Por Marcio Tenenbaum
Advogado e membro da ABJD-RJ
Com a expressão “a banalidade do mal”, Hannah Arendt estabelece uma nova visão sobre o tema. O mal não é retratado como algo maligno, visível a olho nu, nascido, crescido e voltado para um fim determinado ou contra um objeto determinado. O mal pode tomar uma pessoa como a que está ao seu lado, sem nenhum sinal exterior aparente.
Arendt interpreta o mal a partir do julgamento de Eichmann em Jerusalém, depois de ter sido sequestrado pelo Mossad, serviço secreto israelense, quando vivia tranquilamente em um subúrbio de Buenos Aires.
Durante o julgamento de Eichmann, Arendt percebe que ele não é nada senão um burocrata como qualquer outro, que, na realidade, ao organizar o transporte dos trens que levavam os judeus aos fornos crematórios, fazia apenas um trabalho burocrático no intuito de satisfazer seus superiores, com o singelo objetivo de subir na carreira militar.
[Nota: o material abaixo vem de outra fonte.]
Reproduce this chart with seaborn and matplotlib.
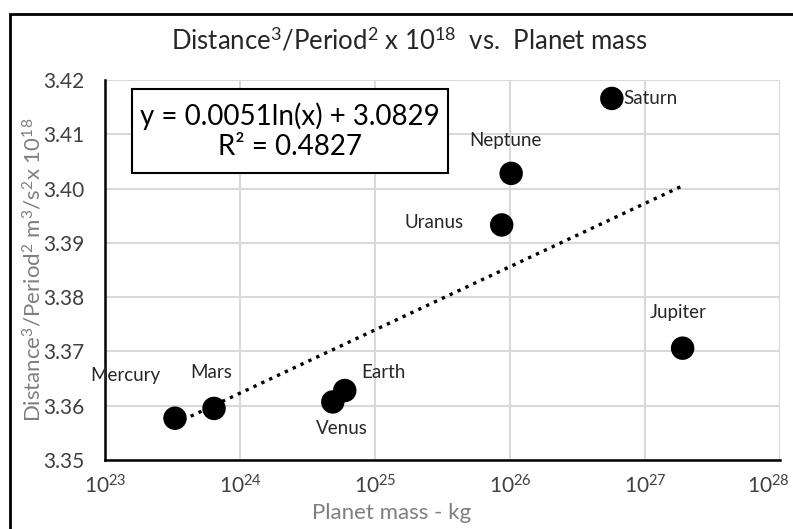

O que Hannah Arendt investiga ainda é como uma sociedade permite que se desenvolva um mal de tal magnitude sem que haja qualquer vislumbre de humanidade em seu ator, na total ausência da percepção de que os transportados nos trens de gado eram seres humanos.
Como pode haver um ausência absoluta de humanidade? Por que Eichmann tapou seus ouvidos para os avisos do crime que estava perpetrando, sejam avisos externos ou avisos vindos da sua própria consciência?
Hannah Arendt percebe que na sociedade alemã nazista Eichmann não precisava tapar seus ouvidos para não escutar avisos do crime que estava perpetrando, porque não havia quem pudesse dar esses avisos, simplesmente porque na sociedade nazista alemã a instância “moral” estava comprometida com a ideologia nazista.
Na sociedade alemã nazista o mandamento “Não Matarás”, que existe em qualquer sociedade que tenha caminhado para a construção do processo civilizatório que culminou no Estado de Direito moderno, foi transformado em “você pode e deve matar”.
Nas últimas semanas vimos o governador do Rio de Janeiro em um helicóptero atirando em comunidades sob o pretexto de combater a criminalidade; vimos o presidente da república estendendo o direito de portar armas a diversos setores da sociedade sob o pretexto de autodefesa.
Desde o impeachment de Dilma Rousseff e, recentemente, na campanha eleitoral para presidente, o candidato vitorioso anuncia sua intenção de matar setores da esquerda e declama louvores a antigos torturadores e assassinos, agora transformados em heróis na luta contra um comunismo que só ele enxerga.
O mandamento “não matarás” também em nosso país, nos dias atuais, passou a ser “podem matar” e “podem destruir o patrimônio nacional”. Evidente que, à semelhança da Alemanha nazista, a liberação e a apologia de assassinatos contra os indesejáveis também acabarão em algum tipo de tragédia. Como lá na Alemanha nazista aqui também não há nenhuma voz moral no interior das elites que diga: não se pode matar seres humanos.
E finalmente, à semelhança da Alemanha nazista, os autores dos crimes perpetrados, seja contra cidadãos, seja contra o patrimônio nacional, não sairão impunes, porque o recado de Hannah Arendt é que o mal, apesar de parecer banal, jamais poderá assumir uma dimensão de normalidade ou ser tolerado por qualquer sociedade que se pretenda civilizada.